#### DATASET RECORDS:

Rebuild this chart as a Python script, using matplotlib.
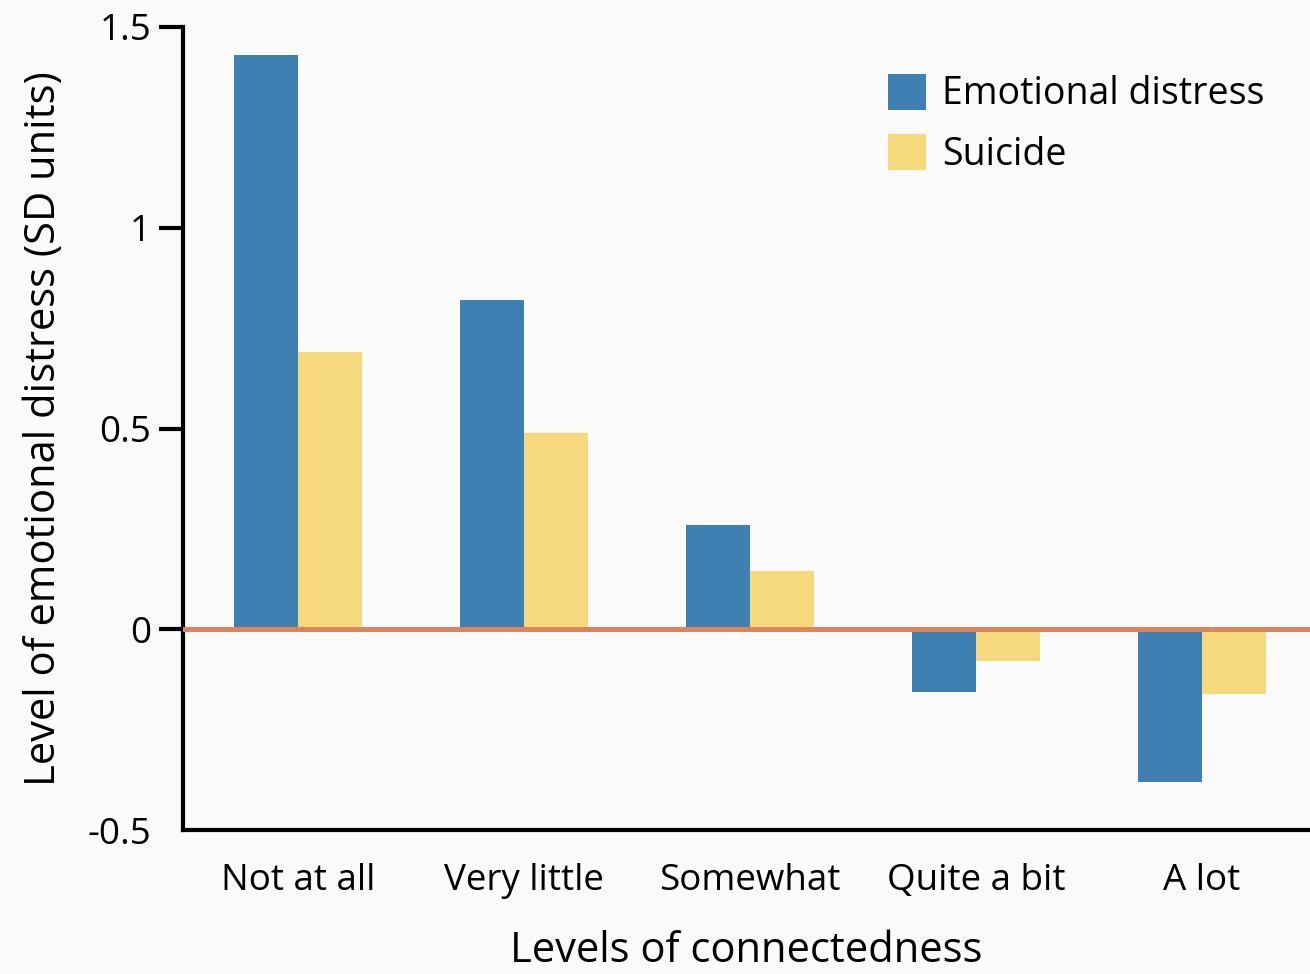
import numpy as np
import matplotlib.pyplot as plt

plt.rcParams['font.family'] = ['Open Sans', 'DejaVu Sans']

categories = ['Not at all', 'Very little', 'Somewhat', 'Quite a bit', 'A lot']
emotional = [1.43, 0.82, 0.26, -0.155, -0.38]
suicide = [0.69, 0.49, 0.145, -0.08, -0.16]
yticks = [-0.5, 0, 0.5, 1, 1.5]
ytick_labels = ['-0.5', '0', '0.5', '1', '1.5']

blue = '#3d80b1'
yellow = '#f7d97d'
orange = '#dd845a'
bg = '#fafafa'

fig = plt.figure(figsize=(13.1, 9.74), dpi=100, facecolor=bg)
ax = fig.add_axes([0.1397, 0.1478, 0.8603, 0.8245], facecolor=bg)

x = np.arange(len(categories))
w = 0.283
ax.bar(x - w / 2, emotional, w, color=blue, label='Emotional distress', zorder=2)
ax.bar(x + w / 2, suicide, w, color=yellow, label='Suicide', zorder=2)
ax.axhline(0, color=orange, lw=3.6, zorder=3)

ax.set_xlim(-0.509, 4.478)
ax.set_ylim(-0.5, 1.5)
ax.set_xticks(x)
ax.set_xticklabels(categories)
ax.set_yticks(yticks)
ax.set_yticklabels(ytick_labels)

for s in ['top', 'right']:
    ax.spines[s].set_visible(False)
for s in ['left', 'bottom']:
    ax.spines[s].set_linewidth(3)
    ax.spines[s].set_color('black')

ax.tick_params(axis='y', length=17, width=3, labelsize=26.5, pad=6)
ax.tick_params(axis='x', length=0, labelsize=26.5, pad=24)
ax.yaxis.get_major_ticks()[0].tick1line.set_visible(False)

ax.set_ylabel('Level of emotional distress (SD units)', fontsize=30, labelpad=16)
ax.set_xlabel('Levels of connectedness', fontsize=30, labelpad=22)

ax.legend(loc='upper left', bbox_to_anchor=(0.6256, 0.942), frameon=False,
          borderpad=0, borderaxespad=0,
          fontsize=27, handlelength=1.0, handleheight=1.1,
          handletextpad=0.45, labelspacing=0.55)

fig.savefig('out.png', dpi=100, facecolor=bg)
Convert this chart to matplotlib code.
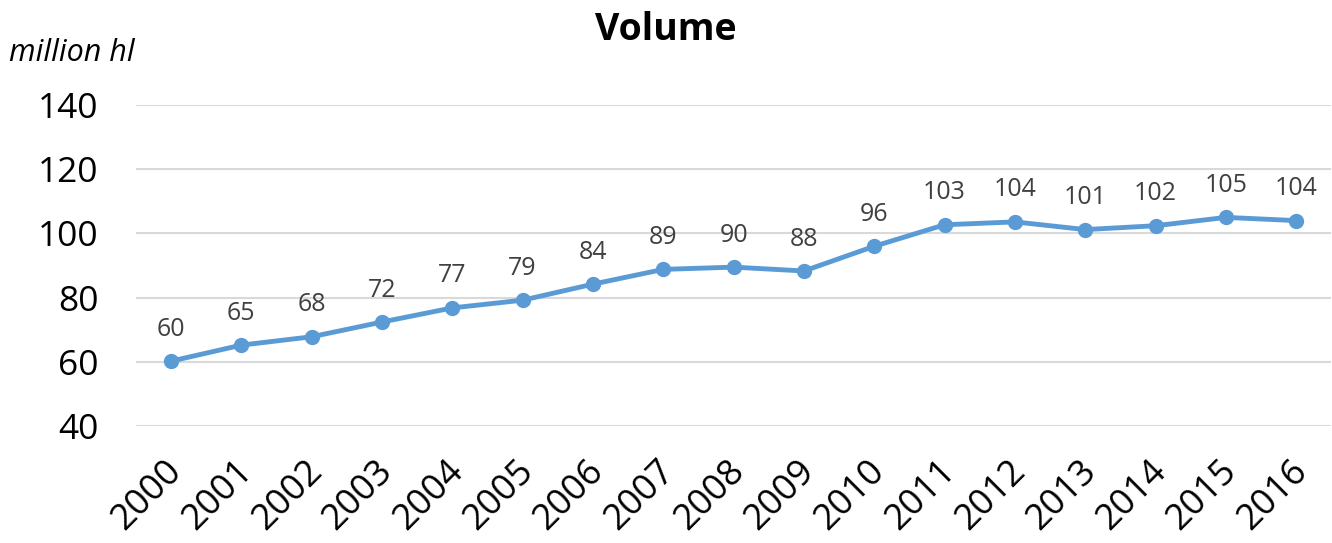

#### TASK GOAL:
Leave the pictures out and please restate exactly the lines running from the start of the material through the one with "plt.rcParams['font.family'] = ['Open".

#### RESULT:
Rebuild this chart as a Python script, using matplotlib.
import numpy as np
import matplotlib.pyplot as plt

plt.rcParams['font.family'] = ['Open Sans', 'DejaVu Sans']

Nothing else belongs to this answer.